Lessons from the Estate of David John Loy (Deceased) [2012] SASC 140.

The deceased died in 2009 without a will, leaving behind his wife and two daughters.

The deceased’s wife applied for and was granted Letters of Administration to act as the administrator of the estate assets. Pursuant to the laws of intestacy and the provisions of the Administration and Probate Act 1919 (SA) (the Act), the deceased’s spouse was entitled to receive the first $100,000 of his estate in addition to half of the balance. The deceased’s daughters were entitled to receive the remaining half of the estate equally between them.

As the deceased’s daughters were minors at the date of his death section 65 of the Act applied, requiring the administrator to transfer the assets the daughters were entitled to receive from the estate to the Public Trustee to hold as trustee until each of the daughters attained the age of 18 years.

In this case, an application was made to the South Australian Supreme Court pursuant to section 67 of the Act to dispense with the requirement of section 65 and to allow the administrator and her brother to hold the funds on behalf of the daughters rather than the Public Trustee.

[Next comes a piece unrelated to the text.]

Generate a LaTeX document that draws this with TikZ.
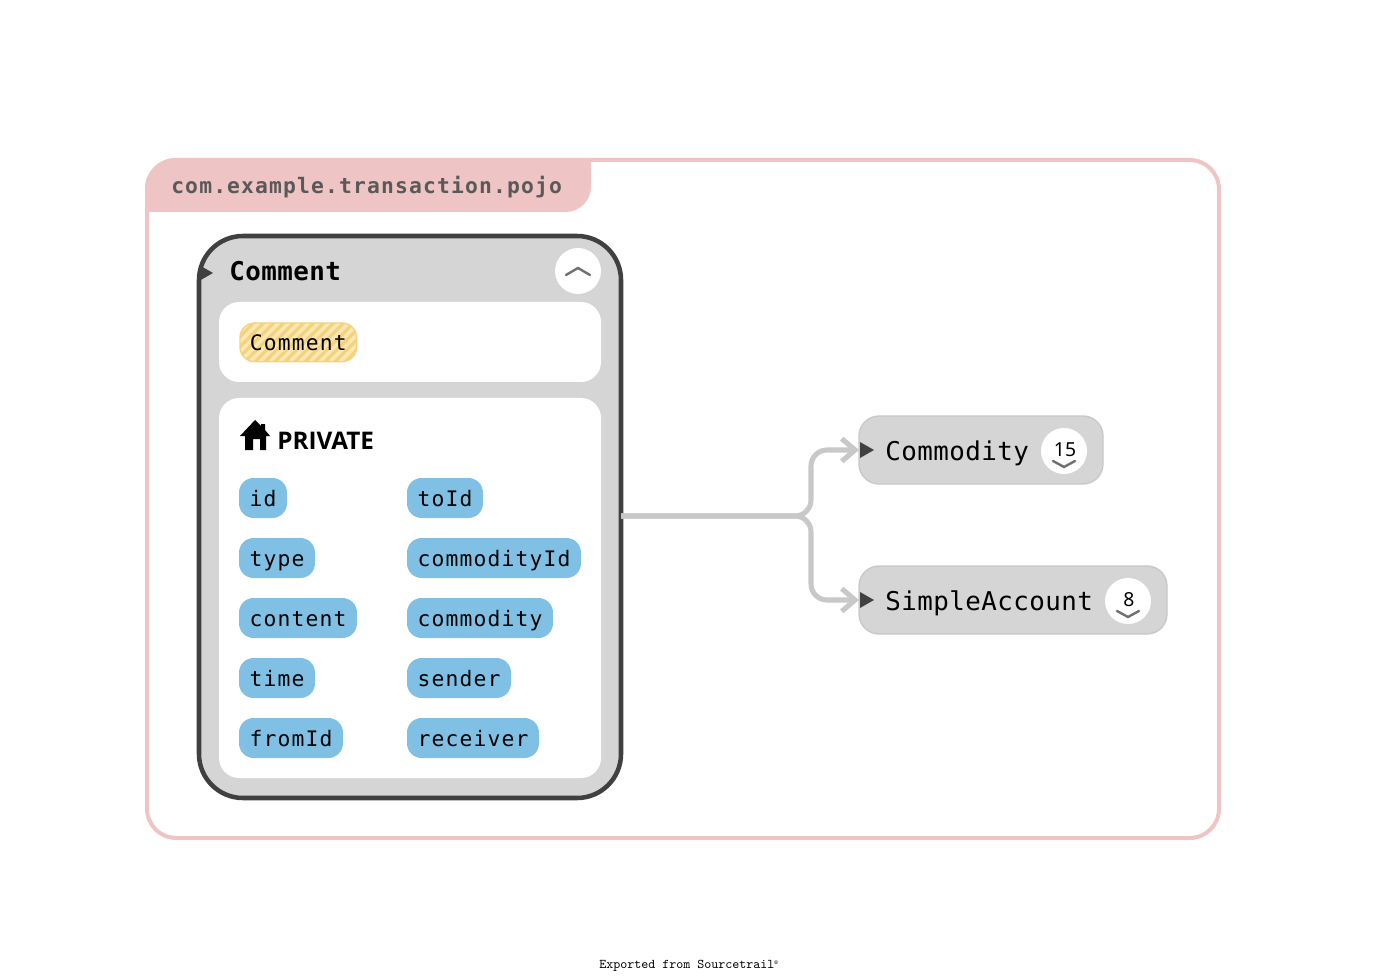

Section 67 of the Act allows the Court to dispense with the requirements of section 65 of the Act where it is “beneficial and expedient so to do.”

Justice Stanley considered the following factors in determining whether the interests of the daughters would be adequately protected by their entitlements to the estate being held on trust by the administrator and her brother:

  • the length of time that the estate would be held by the trustees until the daughters attained majority
  • they are responsible and mature individuals with the required financial experience to preserve the benefit received by the daughters
  • they would be in a better position than the Public Trustee to assess how the funds should be applied for the benefit of the daughters towards their maintenance, education, benefit or advancement as required by the Trustee Act 1936 (SA), and
  • they will act as trustees without charge while the transfer of property to the Public Trustee would be subject to the payment of commission.

The Court was satisfied that it would be beneficial to the interests of the daughters and expedient that the funds due to them be administered by the administrator and her brother as trustees rather than the Public Trustee.

Comment – This case reflects the importance of having a will prepared, in particular where minor beneficiaries are involved. If the deceased had prepared a will, considerable time and costs associated with the application to the Court would have been avoided. It is also important to note, that the Court will not always determine that it is in the interest of a minor beneficiary to waive the requirement to transfer property to the Public Trustee.